Le traumatisme des attentats, la formidable réaction des Français le 11 janvier et celle qui suivra les attentats de novembre ont entraîné une question politique légitime: comment, non pas récupérer, mais offrir un débouché politique à la mobilisation historique des citoyens de notre pays. Les propositions politiques offertes aux Français ne se sont pas fait attendre: révision constitutionnelle, déchéance de la nationalité, état d'urgence, le tout accompagné de débats sur-médiatisés et portés par des personnalités de la société civile et politique s'ingéniant jusqu’à la surenchère, à redéfinir la laïcité et ses rapports devenus (après 50 ans de coexistence pacifique) compliqués avec l'Islam et/ou les musulmans. Ces longs mois de débats partisans, de combats politiques n'entraineront pas l’adhésion massive des citoyens à ces propositions. Les 700 participants du Printemps Républicain, version citoyenne de la tentative politique, n'y changeraient rien : fin de la révision constitutionnelle, fin de la déchéance de la nationalité. Point. Ne reste plus que l'état d'urgence, dont les acteurs (renseignements, police, justice, armée) ont plusieurs fois rappelé qu’il ne pouvait être considéré comme une réponse politique donc comme un débouché.
Dans l’angle mort de nombreux politiques et médias se dessinait, un fourmillement de mouvements citoyens désireux de reprendre l’initiative et de formuler les débouchés politiques que les professionnels n’étaient plus capables de formuler pour eux. Présents sur tout le territoire et organisés à côté d’eux, les mouvements citoyens ignoraient minutieusement les politiques, leurs partis et les médias, autant que ceux-ci les ignoraient d’ailleurs. La question de La Primaire à gauche puis celle de la loi El Khomri donnèrent à ces mouvements les occasions de se fédérer et de fédérer autour d’eux. Les résultats des deux pétitions dont celle contre la loi du travail, n’auraient jamais recueilli autant de signatures si un mouvement profond dans la société française n’avait pas déjà été à l’œuvre. Leur apparition dans le champ politique et leur maintien dans ce champ, grâce à Nuit Debout, en déconcertent aujourd’hui plus d’un. Plus d’un, sauf ceux qui, réunis à l’initiative du philosophe Patrick Viveret, comprirent un soir de mars 2016, qu’ils étaient nombreux, présents sur l’ensemble du territoire jusque dans les villes les plus reculées, avec une volonté commune et partagée : proposer des débouchés politiques aux crises profondes du pays en s’appuyant sur la souveraineté retrouvée des citoyens. Retrouver les biens communs asphyxiés par l’évasion et la fraude fiscale d’un côté et la dette publique illégitimement générée par les banques, de l’autre. Le comment et avec qui, est leur débat. Il ne fait certes que commencer. Mais il a commencé et ne devrait plus s’arrêter.

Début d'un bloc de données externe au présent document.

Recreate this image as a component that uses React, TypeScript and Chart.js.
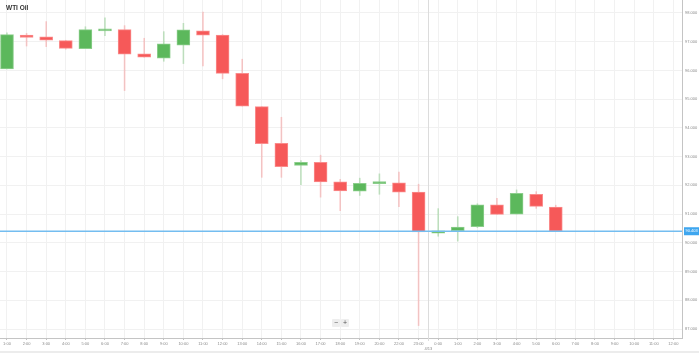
import React, { useEffect, useRef } from "react";
import { Chart, registerables } from "chart.js";

Chart.register(...registerables);

// Axis slots (hourly). 21:00 is the daily break, so it has no slot.
const slotLabels = [
  "1:00", "2:00", "3:00", "4:00", "5:00", "6:00", "7:00", "8:00", "9:00", "10:00",
  "11:00", "12:00", "13:00", "14:00", "15:00", "16:00", "17:00", "18:00", "19:00", "20:00",
  "22:00", "23:00",
  "0:00", "1:00", "2:00", "3:00", "4:00", "5:00", "6:00", "7:00", "8:00", "9:00",
  "10:00", "11:00", "12:00",
];

// Slot index of each candle
const candleSlots = [
  0, 1, 2, 3, 4, 5, 6, 7, 8, 9, 10, 11, 12, 13, 14, 15, 16, 17, 18, 19, 20, 21,
  22, 23, 24, 25, 26, 27, 28,
];

const opens = [
  96.05, 97.23, 97.17, 97.04, 96.76, 97.38, 97.42, 96.58, 96.43, 96.88, 97.38, 97.23,
  95.9, 94.74, 93.46, 92.69, 92.8, 92.12, 91.8, 92.06, 92.09, 91.77,
  90.34, 90.42, 90.56, 91.32, 91.0, 91.69, 91.24,
];
const highs = [
  97.31, 97.29, 97.7, 97.05, 97.52, 97.83, 97.56, 97.12, 97.35, 97.64, 98.03, 97.25,
  96.39, 94.74, 94.37, 92.86, 93.05, 92.21, 92.25, 92.4, 92.46, 92.04,
  91.19, 90.91, 91.36, 91.55, 91.84, 91.78, 91.31,
];
const lows = [
  96.05, 96.85, 96.83, 96.74, 96.76, 97.21, 95.3, 96.46, 96.32, 96.24, 96.16, 95.71,
  94.76, 92.28, 92.28, 92.02, 91.59, 91.12, 91.65, 91.69, 91.26, 87.12,
  90.23, 90.06, 90.53, 90.99, 91.0, 91.2, 90.4,
];
const closes = [
  97.245, 97.15, 97.05, 96.77, 97.42, 97.44, 96.57, 96.46, 96.93, 97.41, 97.23, 95.9,
  94.76, 93.45, 92.65, 92.8, 92.12, 91.81, 92.07, 92.08, 91.76, 90.38,
  90.42, 90.55, 91.32, 90.99, 91.72, 91.27, 90.403,
];

const yTicks = [98, 97, 96, 95, 94, 93, 92, 91, 90, 89, 88, 87];
const lastPrice = 90.403;
const dateLabel = "4/13";
const dateBoundary = 21.5;
const title = "WTI Oil";

const GREEN = "rgb(92,184,92)";
const GREEN_BORDER = "rgb(140,206,140)";
const GREEN_WICK = "rgba(92,184,92,0.35)";
const RED = "rgb(246,89,89)";
const RED_BORDER = "rgb(250,140,140)";
const RED_WICK = "rgba(246,89,89,0.3)";

const isUp = (i: number) => closes[i] >= opens[i];

const decorPlugin = {
  id: "decor",
  beforeDatasetsDraw(chart: any) {
    const { ctx, chartArea, scales } = chart;
    const x = Math.round(scales.x.getPixelForValue(dateBoundary)) + 0.5;
    ctx.save();
    ctx.strokeStyle = "#dcdcdc";
    ctx.lineWidth = 1;
    ctx.beginPath();
    ctx.moveTo(x, chartArea.top);
    ctx.lineTo(x, chartArea.bottom + 3);
    ctx.stroke();
    ctx.restore();
  },
  afterDatasetsDraw(chart: any) {
    const { ctx, chartArea, scales } = chart;
    const y = scales.y.getPixelForValue(lastPrice);
    ctx.save();
    ctx.strokeStyle = "#74bdf0";
    ctx.lineWidth = 1.5;
    ctx.beginPath();
    ctx.moveTo(chartArea.left, y);
    ctx.lineTo(chartArea.right, y);
    ctx.stroke();
    ctx.restore();
  },
  afterDraw(chart: any) {
    const { ctx, chartArea, scales, width } = chart;
    const y = scales.y.getPixelForValue(lastPrice);
    ctx.save();
    ctx.fillStyle = "#3ea6ef";
    ctx.fillRect(chartArea.right + 2, y - 4, 15, 8);
    ctx.fillStyle = "#ffffff";
    ctx.font = "4px 'Liberation Sans', Arial, sans-serif";
    ctx.textAlign = "left";
    ctx.textBaseline = "middle";
    ctx.fillText(lastPrice.toFixed(3), chartArea.right + 3.5, y);
    // date label under the day boundary
    const x = scales.x.getPixelForValue(dateBoundary);
    ctx.fillStyle = "#888";
    ctx.textAlign = "center";
    ctx.fillText(dateLabel, x, chartArea.bottom + 11);
    // bottom strip
    ctx.fillStyle = "#ececec";
    ctx.fillRect(0, 351, width, 2);
    ctx.restore();
  },
};

export default function App() {
  const canvasRef = useRef<HTMLCanvasElement | null>(null);

  useEffect(() => {
    const canvas = canvasRef.current;
    if (!canvas) return;
    const chart = new Chart(canvas, {
      type: "bar",
      data: {
        datasets: [
          {
            label: "wick",
            data: candleSlots.map((s, i) => ({ x: s, y: [lows[i], highs[i]] })) as any,
            backgroundColor: candleSlots.map((_, i) => (isUp(i) ? GREEN_WICK : RED_WICK)),
            barThickness: 1,
            grouped: false,
            order: 2,
            borderWidth: 0,
          },
          {
            label: "body",
            data: candleSlots.map((s, i) => ({ x: s, y: [opens[i], closes[i]] })) as any,
            backgroundColor: candleSlots.map((_, i) => (isUp(i) ? GREEN : RED)),
            borderColor: candleSlots.map((_, i) => (isUp(i) ? GREEN_BORDER : RED_BORDER)),
            borderWidth: 1,
            borderSkipped: false,
            barThickness: 13,
            minBarLength: 2,
            grouped: false,
            order: 1,
          },
        ],
      },
      options: {
        animation: false,
        responsive: true,
        maintainAspectRatio: false,
        layout: { padding: 0, autoPadding: false },
        plugins: {
          legend: { display: false },
          tooltip: { enabled: false },
        },
        scales: {
          x: {
            type: "linear",
            offset: false,
            min: -0.357,
            max: 34.44,
            afterBuildTicks(scale: any) {
              scale.ticks = slotLabels.map((_, i) => ({ value: i }));
            },
            afterFit(scale: any) {
              scale.height = 15;
              scale.paddingLeft = 0;
              scale.paddingRight = 0;
            },
            ticks: {
              autoSkip: false,
              maxRotation: 0,
              minRotation: 0,
              padding: 1,
              color: "#8a8a8a",
              font: { size: 4, family: "'Liberation Sans', Arial, sans-serif" },
              callback: (v: any) => slotLabels[Math.round(Number(v))] ?? "",
            },
            grid: {
              offset: false,
              color: "#f1f1f1",
              lineWidth: 1,
              drawTicks: true,
              tickLength: 2,
              tickColor: "#c0c0c0",
            },
            border: { display: true, color: "#c4c4c4", width: 1 },
          },
          y: {
            type: "linear",
            position: "right",
            min: 86.687,
            max: 98.452,
            afterBuildTicks(scale: any) {
              scale.ticks = yTicks.map((v) => ({ value: v }));
            },
            afterFit(scale: any) {
              scale.width = 17;
              scale.paddingTop = 0;
              scale.paddingBottom = 0;
            },
            ticks: {
              padding: 3,
              color: "#8a8a8a",
              font: { size: 4, family: "'Liberation Sans', Arial, sans-serif" },
              callback: (v: any) => Number(v).toFixed(3),
            },
            grid: {
              color: "#f1f1f1",
              lineWidth: 1,
              drawTicks: false,
            },
            border: { display: true, color: "#c4c4c4", width: 1 },
          },
        },
      } as any,
      plugins: [decorPlugin],
    });
    return () => chart.destroy();
  }, []);

  return (
    <div
      style={{
        position: "fixed",
        left: 0,
        top: 0,
        width: 699,
        height: 353,
        background: "#ffffff",
        overflow: "hidden",
      }}
    >
      <canvas ref={canvasRef} />
      <div
        style={{
          position: "absolute",
          left: 6,
          top: 4,
          fontFamily: "'Liberation Sans', Arial, sans-serif",
          fontWeight: "bold",
          fontSize: 6.5,
          color: "#333",
          lineHeight: "8px",
          whiteSpace: "nowrap",
        }}
      >
        {title}
      </div>
      <div
        style={{
          position: "absolute",
          left: 332,
          top: 319,
          display: "flex",
          gap: 1,
          fontFamily: "'Liberation Sans', Arial, sans-serif",
          fontSize: 7,
          lineHeight: "8px",
          color: "#555",
        }}
      >
        <span style={{ width: 8, height: 8, background: "#eeeeee", textAlign: "center", borderRadius: 1 }}>−</span>
        <span style={{ width: 8, height: 8, background: "#eeeeee", textAlign: "center", borderRadius: 1 }}>+</span>
      </div>
    </div>
  );
}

C’est dans ce contexte, qu’il faut comprendre Nuit Debout et l’exclusion (admettons maladroite) de Finkelkraut. L’exfiltration de l’intellectuel aurait mérité des arguments. Elle en avait tant !

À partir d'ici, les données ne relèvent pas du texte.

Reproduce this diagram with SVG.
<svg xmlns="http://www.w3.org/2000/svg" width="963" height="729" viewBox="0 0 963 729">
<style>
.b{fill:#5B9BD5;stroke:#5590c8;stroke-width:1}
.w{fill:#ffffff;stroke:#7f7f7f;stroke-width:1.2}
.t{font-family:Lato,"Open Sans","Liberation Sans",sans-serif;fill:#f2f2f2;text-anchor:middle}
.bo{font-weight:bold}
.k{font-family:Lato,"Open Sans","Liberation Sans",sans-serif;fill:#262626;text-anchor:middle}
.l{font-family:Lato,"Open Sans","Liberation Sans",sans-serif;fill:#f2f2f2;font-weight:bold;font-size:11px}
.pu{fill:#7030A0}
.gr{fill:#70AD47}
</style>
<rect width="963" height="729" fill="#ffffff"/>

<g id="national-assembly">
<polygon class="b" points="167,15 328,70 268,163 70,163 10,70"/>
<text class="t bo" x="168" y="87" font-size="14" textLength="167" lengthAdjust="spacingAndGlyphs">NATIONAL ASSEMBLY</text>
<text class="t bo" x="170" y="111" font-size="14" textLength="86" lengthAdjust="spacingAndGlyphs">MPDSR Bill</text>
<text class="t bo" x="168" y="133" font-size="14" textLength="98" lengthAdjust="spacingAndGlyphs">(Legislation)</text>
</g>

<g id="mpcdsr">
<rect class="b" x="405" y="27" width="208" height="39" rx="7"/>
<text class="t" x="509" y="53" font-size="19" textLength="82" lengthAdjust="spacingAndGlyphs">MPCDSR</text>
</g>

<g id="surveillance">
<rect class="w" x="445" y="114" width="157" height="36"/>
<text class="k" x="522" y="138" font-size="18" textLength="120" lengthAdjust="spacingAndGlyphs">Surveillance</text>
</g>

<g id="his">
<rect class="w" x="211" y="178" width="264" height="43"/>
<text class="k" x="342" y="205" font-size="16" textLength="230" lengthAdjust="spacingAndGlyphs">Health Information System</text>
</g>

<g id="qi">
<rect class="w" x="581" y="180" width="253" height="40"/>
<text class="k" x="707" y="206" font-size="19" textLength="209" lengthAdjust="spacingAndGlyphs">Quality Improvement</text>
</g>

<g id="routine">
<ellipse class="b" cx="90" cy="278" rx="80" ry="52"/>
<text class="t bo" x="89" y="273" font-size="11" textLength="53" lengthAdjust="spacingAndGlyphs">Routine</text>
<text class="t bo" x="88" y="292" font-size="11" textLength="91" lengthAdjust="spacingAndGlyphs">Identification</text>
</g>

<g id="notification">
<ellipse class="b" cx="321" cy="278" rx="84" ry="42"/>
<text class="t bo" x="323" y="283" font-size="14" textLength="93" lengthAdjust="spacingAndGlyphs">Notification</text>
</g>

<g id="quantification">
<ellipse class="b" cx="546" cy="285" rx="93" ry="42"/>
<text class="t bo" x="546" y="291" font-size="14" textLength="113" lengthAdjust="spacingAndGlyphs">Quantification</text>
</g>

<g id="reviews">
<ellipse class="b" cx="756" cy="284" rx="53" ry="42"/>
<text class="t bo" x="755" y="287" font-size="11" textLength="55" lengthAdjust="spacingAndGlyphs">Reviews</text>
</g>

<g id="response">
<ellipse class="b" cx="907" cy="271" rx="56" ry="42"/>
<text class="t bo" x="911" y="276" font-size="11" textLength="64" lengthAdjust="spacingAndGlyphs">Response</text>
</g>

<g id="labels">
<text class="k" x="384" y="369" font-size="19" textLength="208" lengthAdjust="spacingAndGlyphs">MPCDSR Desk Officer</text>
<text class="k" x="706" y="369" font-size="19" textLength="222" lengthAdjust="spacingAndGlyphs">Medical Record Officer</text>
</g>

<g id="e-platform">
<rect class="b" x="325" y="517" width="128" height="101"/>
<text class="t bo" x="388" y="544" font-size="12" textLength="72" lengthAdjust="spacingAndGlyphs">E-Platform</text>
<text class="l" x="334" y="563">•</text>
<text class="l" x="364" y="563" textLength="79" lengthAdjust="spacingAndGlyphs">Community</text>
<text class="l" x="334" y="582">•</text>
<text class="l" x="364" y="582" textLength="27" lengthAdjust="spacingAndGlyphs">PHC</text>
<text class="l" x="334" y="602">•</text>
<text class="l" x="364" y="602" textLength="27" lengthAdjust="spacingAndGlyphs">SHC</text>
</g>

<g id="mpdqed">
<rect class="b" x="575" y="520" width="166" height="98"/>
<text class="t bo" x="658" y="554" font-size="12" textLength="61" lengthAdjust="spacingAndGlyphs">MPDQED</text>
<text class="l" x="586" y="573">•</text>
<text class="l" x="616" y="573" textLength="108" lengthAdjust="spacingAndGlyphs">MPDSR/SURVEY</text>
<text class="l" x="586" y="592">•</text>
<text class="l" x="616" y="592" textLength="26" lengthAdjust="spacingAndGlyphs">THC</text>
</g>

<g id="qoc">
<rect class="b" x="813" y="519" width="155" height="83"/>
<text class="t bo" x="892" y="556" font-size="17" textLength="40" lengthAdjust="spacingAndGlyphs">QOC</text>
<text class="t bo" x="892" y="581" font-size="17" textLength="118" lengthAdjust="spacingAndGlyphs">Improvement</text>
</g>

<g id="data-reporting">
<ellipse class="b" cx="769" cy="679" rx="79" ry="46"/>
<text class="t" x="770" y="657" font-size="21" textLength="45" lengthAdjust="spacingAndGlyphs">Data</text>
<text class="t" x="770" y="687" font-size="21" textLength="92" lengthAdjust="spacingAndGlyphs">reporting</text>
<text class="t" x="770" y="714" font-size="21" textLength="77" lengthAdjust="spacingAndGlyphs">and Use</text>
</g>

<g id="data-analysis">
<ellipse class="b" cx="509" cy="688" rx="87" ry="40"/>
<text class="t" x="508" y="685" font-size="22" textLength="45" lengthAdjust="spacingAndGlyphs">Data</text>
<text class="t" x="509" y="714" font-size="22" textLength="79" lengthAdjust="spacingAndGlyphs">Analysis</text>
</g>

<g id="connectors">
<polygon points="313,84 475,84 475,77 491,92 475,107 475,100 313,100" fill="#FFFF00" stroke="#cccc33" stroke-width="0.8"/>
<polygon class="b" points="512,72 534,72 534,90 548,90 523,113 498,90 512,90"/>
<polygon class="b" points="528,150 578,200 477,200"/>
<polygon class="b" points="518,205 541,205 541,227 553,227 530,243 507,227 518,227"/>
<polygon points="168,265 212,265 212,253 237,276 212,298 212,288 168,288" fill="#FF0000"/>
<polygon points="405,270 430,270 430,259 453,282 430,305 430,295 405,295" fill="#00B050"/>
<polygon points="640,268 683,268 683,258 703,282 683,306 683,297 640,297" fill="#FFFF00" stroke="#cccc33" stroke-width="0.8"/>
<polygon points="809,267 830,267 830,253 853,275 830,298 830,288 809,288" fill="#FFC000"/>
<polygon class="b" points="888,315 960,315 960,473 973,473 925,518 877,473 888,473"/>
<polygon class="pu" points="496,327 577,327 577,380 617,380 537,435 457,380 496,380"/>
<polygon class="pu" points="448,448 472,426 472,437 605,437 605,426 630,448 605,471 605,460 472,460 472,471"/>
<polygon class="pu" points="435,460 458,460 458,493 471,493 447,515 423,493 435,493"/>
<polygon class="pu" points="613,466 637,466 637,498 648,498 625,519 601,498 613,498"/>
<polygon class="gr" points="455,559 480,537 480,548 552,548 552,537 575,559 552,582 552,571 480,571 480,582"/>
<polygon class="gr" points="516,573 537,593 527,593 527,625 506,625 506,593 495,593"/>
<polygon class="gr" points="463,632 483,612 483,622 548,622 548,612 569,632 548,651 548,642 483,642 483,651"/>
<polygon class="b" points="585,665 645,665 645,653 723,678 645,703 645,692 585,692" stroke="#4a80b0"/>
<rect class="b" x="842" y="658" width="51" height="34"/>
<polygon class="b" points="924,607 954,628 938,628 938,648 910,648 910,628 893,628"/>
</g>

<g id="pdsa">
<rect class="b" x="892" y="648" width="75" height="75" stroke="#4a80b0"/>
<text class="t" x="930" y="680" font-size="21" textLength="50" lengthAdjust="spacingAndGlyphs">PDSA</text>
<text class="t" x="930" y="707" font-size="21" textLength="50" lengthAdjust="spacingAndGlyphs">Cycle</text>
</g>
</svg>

Les mouvements citoyens veulent sortir du débat stérile et sombre dans lequel, en figure de proue, Finkelkraut les a plongés jusqu’à la nausée. Ce n’est pas uniquement ce débat qui est ici en cause, mais sa stérilité politique démontrée. Le pays n’a pas voulu du débouché politique porté par le débat lancé par Finkelkraut et tant d’autres (y compris à gauche), Nuit Debout non plus !
François Hollande a d’ailleurs, après l’avoir tant voulu, sifflé, la fin de ce débat dont il aura, lui, à payer le prix : pas de déchéance, pas de révision constitutionnelle. Et à Manuel Valls qui tentait de le relancer au travers d’une possible loi interdisant le voile à l’université, lui a opposé une fin de non-recevoir claire et définitive.
Le même Manuel Valls avait pourtant remis le sujet et sa fracture au bon niveau en affirmant que seul 1% des musulmans (pas de l’ensemble de la population) étaient sensibles à l’islamisme radical.
Nuit Debout et les mouvements citoyens veulent des débats et des solutions : la démocratie, le pouvoir, la représentation, l’économie, les inégalités, les injustices, l’environnement… De ceux qui concernent 99% des moins riches des populations du pays et du monde.
Ne les prenez pas pour des naïfs, cessez de les juger parce -qu’ils ont refusé Finkelkraut. Ces citoyens, jeunes pour la plupart, ont été la génération première victime des attentats. Ils savent que d’autres seront commis et peut-être même au cœur des places citoyennes où ils se retrouvent. Qu’ils trouvent la force résiliente de penser leur pays et le monde plutôt que d’avoir peur de l’autre est aussi une défaite implacable pour l’islamisme radical et la première réponse politique post attentat.